Seul un artifice subtil de rhétorique peut faire croire à une frontière possible entre l’Asie et l’Europe. Les critères géographiques possibles ne coïncident en rien avec ceux forgés par l’Histoire. Selon les pays, on dénombre de 4 à 7 continents, sans accord scientifique sur un critère permettant de trancher définitivement la question. Si l’Asie n’est pas l’Europe, la frontière entre les deux s’étend sur de vastes zones où les influences se mélangent, où les caractères se brouillent, où quitter l’un n’est pas tout à fait entrer dans l’autre. La sensation est particulièrement prégnante lorsque l’on passe une frontière en terrestre. En dehors des marqueurs symboliques et des formalités administratives, le paysage juste avant est bien le même que le paysage juste après et les manières de vivre restent similaires. L’homogénéité d’une population au sein d’un territoire est loin d’être acquise dans de nombreux pays où vivent de multiples ethnies, où se parlent diverses langues, où cohabitent plusieurs religions. L’unité politique est souvent le fruit d’une volonté, telle celle qui a conduit en France à imposer la langue française sur tout l’hexagone. Quelques fois, l’idée même de la juxtaposition dans l’harmonie de populations différentes peut être la base d’une unité nationale se réalisant dans le fait même d’être une nation plurielle et métissée. Ce message de l’unité dans la diversité est certainement porteur de sens pour un avenir pacifié.

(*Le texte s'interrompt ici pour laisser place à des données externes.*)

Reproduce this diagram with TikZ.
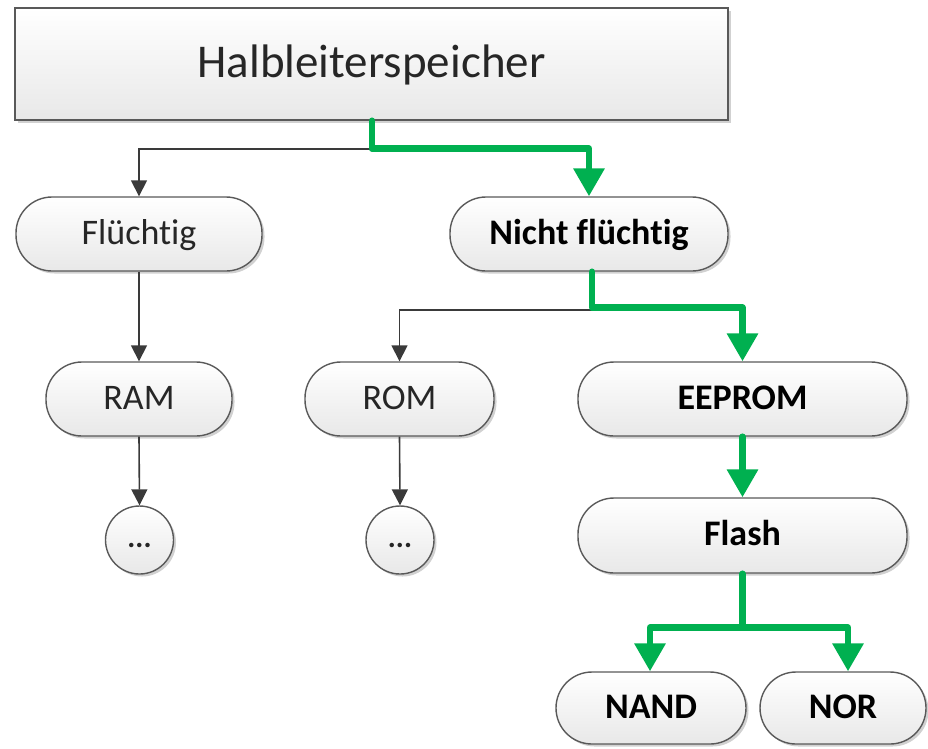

Rien n’a autant varié au cours du temps que le tracé des frontières entre royaumes, empires, duchés et autres entités territoriales. Si l’émergence des États Nations a stabilisé provisoirement nombre de frontières en consacrant un modèle politique international, l’ordre mondial continue de subir de multiples variations. La frontière étant un artifice politique, rien ne garantit sa stabilité en dehors d’un accord sur un tracé historique et le renoncement à l’invasion de l’espace désormais acquis à un autre. Ceci suppose un développement économique suffisant, une stabilité politique et une mise en veille de la prétention des idéologies profanes ou religieuses à détenir la vérité. Car au-delà des variations géographiques et culturelles, la frontière la plus infranchissable est bien dans la tête des uns à qui ne reviennent pas la tête des autres.